══ Records for processing
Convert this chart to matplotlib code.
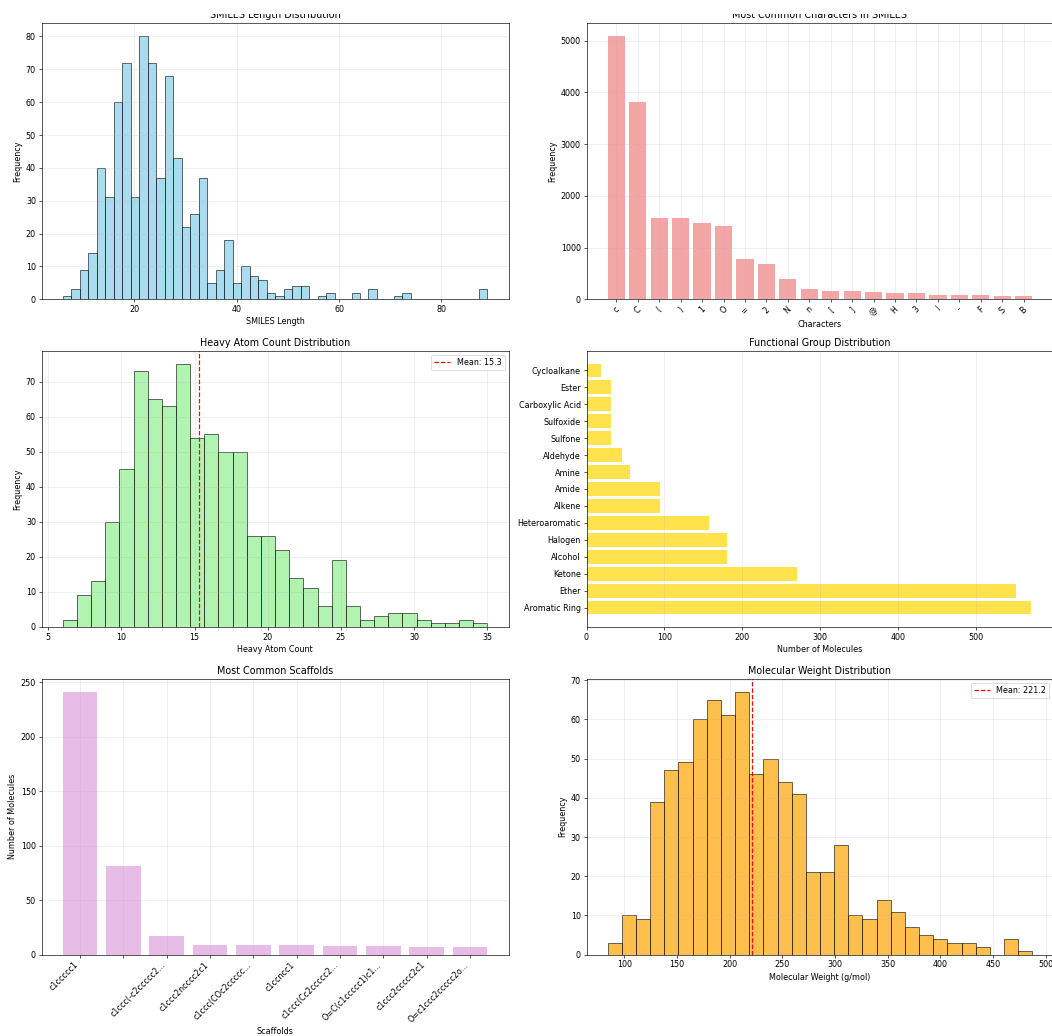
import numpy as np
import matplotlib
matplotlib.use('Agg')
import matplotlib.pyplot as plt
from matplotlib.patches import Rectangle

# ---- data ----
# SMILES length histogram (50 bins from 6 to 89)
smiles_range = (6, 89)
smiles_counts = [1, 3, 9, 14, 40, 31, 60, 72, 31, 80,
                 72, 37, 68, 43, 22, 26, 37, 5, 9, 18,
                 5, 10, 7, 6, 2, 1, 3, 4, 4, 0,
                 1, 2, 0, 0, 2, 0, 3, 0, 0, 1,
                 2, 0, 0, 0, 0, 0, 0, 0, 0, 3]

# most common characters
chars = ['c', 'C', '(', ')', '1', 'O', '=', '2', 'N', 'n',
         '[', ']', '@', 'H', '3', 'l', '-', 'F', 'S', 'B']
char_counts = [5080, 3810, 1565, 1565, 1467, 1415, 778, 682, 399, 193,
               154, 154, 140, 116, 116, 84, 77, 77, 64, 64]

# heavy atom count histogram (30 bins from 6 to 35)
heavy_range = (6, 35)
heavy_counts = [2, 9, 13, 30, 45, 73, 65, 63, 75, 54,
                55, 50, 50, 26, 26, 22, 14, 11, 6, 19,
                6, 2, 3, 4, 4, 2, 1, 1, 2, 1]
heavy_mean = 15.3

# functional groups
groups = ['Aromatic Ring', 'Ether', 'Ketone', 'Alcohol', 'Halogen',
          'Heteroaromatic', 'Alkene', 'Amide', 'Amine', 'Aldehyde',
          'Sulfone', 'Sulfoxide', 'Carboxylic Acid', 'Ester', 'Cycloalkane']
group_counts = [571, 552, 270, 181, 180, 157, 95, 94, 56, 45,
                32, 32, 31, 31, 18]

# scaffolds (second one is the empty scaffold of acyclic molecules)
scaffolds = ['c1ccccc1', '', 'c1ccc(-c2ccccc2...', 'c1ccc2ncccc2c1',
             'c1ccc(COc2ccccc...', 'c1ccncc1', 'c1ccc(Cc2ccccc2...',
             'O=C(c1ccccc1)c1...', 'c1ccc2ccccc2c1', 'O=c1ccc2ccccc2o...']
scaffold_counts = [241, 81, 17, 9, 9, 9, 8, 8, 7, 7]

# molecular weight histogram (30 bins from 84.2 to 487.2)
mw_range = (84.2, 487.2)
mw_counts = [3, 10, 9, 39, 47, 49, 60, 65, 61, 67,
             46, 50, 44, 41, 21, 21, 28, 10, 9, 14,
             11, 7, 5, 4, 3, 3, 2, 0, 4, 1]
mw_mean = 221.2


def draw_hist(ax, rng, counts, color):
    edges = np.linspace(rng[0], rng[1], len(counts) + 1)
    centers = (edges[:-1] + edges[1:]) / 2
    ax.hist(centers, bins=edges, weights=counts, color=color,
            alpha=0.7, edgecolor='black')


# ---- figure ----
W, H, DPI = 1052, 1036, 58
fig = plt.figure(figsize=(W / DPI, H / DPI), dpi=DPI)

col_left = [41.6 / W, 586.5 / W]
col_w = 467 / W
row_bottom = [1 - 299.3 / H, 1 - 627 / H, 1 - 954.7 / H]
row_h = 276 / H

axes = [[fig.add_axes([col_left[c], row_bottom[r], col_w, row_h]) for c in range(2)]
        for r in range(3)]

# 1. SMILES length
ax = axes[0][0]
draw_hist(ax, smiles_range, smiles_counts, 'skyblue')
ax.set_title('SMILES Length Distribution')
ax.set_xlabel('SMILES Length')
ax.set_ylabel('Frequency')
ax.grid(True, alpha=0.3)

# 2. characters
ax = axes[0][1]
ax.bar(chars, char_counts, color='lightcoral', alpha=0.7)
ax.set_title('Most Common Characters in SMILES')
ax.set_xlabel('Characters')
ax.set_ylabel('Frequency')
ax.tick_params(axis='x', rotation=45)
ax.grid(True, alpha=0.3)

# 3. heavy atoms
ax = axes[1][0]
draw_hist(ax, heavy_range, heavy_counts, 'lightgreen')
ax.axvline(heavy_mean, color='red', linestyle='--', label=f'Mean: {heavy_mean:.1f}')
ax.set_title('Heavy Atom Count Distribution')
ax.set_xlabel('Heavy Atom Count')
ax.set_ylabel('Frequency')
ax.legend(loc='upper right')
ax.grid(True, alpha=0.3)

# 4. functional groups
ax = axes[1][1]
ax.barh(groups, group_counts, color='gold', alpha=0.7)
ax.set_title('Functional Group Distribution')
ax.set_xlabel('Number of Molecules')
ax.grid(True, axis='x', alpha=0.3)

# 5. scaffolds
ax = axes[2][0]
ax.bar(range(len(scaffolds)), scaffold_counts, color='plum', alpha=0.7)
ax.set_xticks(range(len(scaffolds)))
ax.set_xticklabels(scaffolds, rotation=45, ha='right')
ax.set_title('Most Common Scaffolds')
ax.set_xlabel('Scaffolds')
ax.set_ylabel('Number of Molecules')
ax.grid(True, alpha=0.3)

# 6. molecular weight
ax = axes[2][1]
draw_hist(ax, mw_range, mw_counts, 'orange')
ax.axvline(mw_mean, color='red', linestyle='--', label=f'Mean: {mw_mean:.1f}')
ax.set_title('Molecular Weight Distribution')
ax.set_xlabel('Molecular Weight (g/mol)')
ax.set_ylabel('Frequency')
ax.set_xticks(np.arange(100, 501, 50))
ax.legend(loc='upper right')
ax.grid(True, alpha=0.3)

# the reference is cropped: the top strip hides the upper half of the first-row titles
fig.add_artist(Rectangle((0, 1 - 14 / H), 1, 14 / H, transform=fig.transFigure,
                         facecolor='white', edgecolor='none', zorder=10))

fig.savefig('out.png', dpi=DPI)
════
══ Records for processing
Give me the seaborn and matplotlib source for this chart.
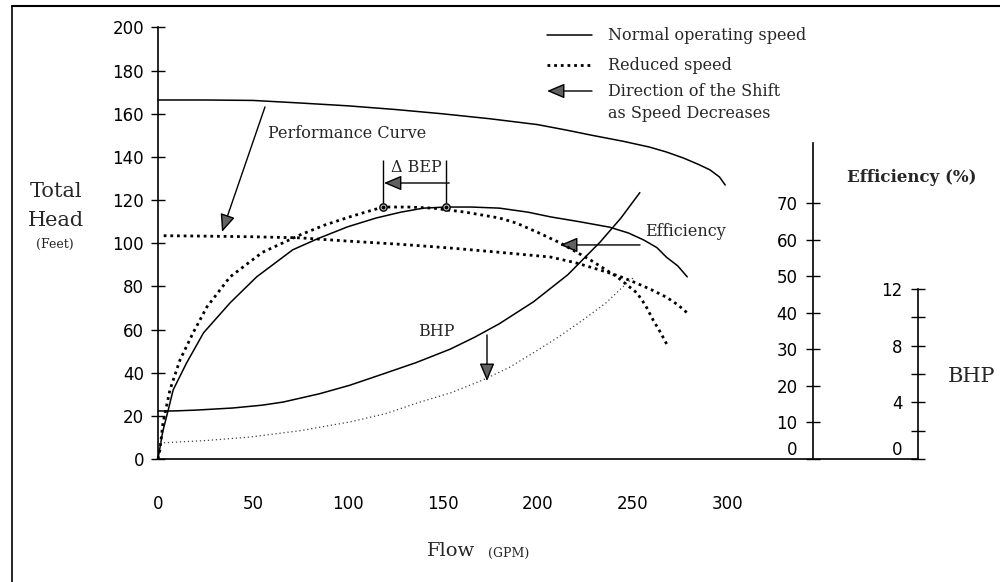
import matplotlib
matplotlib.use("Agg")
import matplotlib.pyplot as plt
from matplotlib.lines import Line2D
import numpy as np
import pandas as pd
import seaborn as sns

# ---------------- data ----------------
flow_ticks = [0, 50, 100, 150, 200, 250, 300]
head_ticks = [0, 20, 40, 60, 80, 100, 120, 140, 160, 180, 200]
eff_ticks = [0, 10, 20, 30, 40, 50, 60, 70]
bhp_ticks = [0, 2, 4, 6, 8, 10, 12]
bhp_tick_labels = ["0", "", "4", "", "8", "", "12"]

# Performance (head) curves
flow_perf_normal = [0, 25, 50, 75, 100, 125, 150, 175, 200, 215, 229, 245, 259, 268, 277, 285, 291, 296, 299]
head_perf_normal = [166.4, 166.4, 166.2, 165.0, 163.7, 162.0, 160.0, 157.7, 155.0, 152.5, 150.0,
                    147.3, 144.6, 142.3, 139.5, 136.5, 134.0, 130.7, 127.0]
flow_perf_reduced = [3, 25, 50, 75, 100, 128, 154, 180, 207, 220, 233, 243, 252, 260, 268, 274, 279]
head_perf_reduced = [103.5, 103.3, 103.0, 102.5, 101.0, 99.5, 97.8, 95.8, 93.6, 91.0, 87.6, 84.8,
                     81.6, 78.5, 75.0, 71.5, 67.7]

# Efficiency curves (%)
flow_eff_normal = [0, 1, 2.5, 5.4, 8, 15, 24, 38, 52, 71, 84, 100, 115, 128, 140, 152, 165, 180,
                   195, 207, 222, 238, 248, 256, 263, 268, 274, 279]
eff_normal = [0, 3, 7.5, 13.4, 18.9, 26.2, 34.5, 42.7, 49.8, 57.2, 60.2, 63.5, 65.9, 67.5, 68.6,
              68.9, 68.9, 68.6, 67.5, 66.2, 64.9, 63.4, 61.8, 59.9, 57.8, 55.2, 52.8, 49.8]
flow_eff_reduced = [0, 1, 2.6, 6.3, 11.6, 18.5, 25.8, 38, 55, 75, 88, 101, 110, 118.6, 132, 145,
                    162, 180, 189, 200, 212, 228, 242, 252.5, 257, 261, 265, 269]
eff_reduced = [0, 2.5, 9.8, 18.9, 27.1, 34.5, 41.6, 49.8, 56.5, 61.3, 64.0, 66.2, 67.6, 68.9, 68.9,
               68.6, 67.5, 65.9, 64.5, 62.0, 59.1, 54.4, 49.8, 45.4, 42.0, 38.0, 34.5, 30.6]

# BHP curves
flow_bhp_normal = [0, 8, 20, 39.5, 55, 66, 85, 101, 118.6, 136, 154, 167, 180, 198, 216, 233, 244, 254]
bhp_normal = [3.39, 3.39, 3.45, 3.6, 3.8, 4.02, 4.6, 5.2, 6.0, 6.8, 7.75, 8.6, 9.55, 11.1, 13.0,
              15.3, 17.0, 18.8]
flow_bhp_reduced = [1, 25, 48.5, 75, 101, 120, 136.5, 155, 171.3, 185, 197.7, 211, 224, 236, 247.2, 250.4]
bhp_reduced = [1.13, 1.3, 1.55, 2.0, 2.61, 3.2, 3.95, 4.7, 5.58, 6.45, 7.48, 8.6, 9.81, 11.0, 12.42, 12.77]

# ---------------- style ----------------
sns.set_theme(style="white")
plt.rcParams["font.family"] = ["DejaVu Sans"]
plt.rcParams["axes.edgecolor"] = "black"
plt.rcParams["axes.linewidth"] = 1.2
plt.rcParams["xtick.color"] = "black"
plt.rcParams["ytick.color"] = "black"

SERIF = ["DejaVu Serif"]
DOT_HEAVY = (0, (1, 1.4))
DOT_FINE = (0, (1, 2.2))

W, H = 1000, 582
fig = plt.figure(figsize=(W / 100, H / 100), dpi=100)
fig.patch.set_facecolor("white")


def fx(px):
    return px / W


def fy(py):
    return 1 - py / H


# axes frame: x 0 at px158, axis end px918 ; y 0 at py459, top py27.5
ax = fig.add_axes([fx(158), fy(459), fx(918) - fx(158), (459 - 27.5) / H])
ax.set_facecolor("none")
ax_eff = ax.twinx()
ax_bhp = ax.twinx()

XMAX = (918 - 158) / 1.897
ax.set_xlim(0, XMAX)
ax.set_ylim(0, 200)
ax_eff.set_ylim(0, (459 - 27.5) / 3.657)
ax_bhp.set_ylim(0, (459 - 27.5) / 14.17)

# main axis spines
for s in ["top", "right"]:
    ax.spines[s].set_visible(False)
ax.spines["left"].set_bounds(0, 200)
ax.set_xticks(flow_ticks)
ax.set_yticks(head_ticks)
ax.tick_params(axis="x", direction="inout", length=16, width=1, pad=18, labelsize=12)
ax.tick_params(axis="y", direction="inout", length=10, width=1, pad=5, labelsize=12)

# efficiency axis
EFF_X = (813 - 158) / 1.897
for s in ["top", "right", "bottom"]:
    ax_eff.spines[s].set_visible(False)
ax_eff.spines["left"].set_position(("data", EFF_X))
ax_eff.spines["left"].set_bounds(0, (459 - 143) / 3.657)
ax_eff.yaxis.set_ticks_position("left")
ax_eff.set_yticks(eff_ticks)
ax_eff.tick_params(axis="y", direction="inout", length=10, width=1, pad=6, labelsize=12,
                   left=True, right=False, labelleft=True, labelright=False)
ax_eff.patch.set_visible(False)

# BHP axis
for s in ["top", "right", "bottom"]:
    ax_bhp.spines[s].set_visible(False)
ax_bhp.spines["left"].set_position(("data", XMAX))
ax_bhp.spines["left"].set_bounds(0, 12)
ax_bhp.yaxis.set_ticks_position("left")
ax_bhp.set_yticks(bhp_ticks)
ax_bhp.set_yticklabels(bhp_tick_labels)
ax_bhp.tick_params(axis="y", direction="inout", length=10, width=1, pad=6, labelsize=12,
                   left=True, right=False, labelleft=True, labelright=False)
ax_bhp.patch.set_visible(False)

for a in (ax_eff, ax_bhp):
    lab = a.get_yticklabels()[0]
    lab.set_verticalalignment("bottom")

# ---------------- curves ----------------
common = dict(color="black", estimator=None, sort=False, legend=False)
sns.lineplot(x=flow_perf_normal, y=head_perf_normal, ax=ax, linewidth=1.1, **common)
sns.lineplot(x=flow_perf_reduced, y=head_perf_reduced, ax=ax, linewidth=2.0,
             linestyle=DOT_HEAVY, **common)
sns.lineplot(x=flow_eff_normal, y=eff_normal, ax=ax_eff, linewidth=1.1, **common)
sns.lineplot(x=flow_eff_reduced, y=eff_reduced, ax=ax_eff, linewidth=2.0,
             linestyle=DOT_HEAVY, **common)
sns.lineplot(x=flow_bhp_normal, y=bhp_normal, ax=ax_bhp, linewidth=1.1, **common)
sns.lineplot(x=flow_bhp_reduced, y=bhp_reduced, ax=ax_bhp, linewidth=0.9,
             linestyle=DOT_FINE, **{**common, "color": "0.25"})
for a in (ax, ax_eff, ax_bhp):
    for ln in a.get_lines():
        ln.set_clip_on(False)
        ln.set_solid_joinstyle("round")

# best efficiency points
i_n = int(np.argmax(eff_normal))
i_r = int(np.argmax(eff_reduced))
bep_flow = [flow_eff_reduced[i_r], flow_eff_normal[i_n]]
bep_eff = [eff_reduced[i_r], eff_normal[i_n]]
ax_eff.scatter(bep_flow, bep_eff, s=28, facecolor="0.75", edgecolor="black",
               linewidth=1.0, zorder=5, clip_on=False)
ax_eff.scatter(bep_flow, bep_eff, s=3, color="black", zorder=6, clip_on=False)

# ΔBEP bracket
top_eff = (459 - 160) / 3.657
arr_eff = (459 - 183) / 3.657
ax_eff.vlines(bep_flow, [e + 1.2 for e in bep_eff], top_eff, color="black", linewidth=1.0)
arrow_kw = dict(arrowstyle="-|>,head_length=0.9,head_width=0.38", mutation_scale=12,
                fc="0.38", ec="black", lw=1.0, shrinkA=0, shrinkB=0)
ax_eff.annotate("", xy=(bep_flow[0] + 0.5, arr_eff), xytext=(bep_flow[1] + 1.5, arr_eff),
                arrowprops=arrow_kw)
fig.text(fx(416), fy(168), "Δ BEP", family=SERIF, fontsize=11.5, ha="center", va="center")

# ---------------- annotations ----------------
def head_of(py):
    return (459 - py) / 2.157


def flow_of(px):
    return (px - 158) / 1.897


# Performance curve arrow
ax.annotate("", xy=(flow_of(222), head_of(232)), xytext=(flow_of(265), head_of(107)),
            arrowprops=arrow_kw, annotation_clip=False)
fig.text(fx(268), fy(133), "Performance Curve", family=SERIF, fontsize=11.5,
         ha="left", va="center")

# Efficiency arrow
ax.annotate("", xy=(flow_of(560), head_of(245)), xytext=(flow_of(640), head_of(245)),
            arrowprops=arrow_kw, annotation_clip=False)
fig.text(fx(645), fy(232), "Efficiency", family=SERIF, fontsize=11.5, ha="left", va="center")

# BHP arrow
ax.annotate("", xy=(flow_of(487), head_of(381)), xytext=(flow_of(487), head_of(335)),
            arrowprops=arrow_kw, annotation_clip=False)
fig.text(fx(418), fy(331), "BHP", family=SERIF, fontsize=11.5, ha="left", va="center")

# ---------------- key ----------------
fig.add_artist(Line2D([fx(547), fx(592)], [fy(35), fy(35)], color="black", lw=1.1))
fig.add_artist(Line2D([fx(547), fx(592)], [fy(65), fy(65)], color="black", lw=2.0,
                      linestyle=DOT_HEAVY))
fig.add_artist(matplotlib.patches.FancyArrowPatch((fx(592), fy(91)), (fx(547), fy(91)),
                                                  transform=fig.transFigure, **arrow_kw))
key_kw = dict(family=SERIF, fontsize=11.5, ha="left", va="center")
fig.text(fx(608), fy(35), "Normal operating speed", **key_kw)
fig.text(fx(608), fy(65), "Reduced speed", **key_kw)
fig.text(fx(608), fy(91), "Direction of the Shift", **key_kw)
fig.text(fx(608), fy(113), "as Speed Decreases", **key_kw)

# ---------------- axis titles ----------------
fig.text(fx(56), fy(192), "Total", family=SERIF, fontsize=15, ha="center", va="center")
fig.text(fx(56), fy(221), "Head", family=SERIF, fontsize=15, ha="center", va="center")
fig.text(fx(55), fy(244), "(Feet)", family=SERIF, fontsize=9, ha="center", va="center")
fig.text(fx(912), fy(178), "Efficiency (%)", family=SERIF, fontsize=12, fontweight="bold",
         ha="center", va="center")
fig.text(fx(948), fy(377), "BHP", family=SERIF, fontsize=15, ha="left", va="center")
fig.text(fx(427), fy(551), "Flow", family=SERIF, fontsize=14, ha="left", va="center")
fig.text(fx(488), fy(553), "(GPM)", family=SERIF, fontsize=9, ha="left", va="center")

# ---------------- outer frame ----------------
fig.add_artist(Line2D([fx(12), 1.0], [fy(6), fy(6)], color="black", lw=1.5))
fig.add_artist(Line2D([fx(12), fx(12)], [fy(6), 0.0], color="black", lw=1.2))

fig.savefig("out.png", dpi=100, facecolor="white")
════
* _What the task requires_:
Isolate the lines above that contain the word "matplotlib" and copy them.

* _Reply to the task_:
Convert this chart to matplotlib code.
import matplotlib
matplotlib.use('Agg')
import matplotlib.pyplot as plt
from matplotlib.patches import Rectangle
Give me the seaborn and matplotlib source for this chart.
import matplotlib
matplotlib.use("Agg")
import matplotlib.pyplot as plt
from matplotlib.lines import Line2D
fig.add_artist(matplotlib.patches.FancyArrowPatch((fx(592), fy(91)), (fx(547), fy(91)),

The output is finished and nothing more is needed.